I really do think it's valid to feel all those things, BUT I need to put a little more work into recognizing what all's going on in my head and heart, and ask for clarity on where each thought is coming from. When I haven't been able to tease out exactly what I'm feeling, they all get tangled up and come out as one big "I hate how I feel and I kind of hate myself because of it." There's alot more peace to be had when I realize some of these thoughts (or maybe just the tangling of them) may be from Satan, the tempter himself, who is probably doing whatever he can to keep those both-and thoughts jumbled up and keep me beating up myself for feeling too much. Because then I know what to do with some of these thoughts when I know where their origin lies.


This morning, I'm trying to label lies that I'm believing, and digesting that they're LIES. Nowhere in the Bible does it say that a delay in God's visible answers to prayer is evidence that He doesn't hear us like He says, or that God isn't moved by our struggle, or being engaged in godly things is a protection against losing your zeal, or that a lack of passion for prayer is an indication that it's not really effective, or that lost fervor means what you're doing isn't a good work, or even that you can't feel sad. Perhaps these are lies that, when labeled as what they are, will renew zeal and highlight what God does say to us.

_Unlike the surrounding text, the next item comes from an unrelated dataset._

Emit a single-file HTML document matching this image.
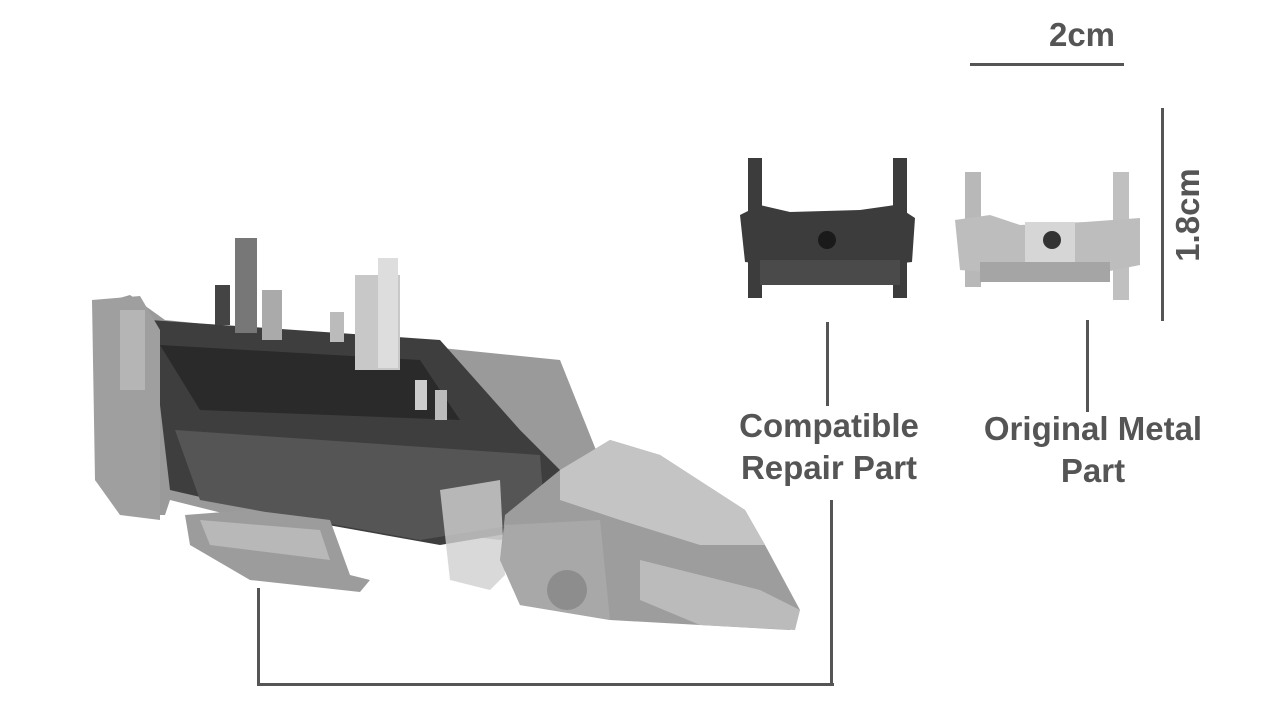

"The Lord is faithful, and He will strengthen and protect you from the evil one."

"In all their suffering he also suffered, and he personally rescued them. In his love and mercy he redeemed them. He lifted them up and carried them through all the years."

"We are his workmanship, created in Christ Jesus for good works."

"You have received a spirit of adoption as sons."

"The Lord has taken you out of the iron furnace."

"I have engraved you on the palms of my hands."

"He gives strength to the weary."

"I will make a road in the wilderness and streams in the desert"

"My power is perfected in weakness."

"I will instruct you and teach you in the way you should go."

"No one can snatch my sheep out of my hand."

"Sin shall not be master over you, for you are not under law but under grace."

"You will know the truth, and the truth will make you free."

"..Be content with what you have, for he himself has said 'I will never leave or forsake you.'"

"We are no longer children, tossed here and there by waves and carried about by every wind of doctrine... by craftiness in deceitful scheming."

"Let us consider how to stimulate one another to love and good deeds."


Trying to understanding if any of these double-sided emotions are true lies or biblical Truth, is helping me understand what to focused-ly pray for. This morning, I'm praying for vivid conviction to run to God with all the tangled up thoughts, remembering the Psalms and Job, and ask for clarity in understanding what to do with all these both-ands.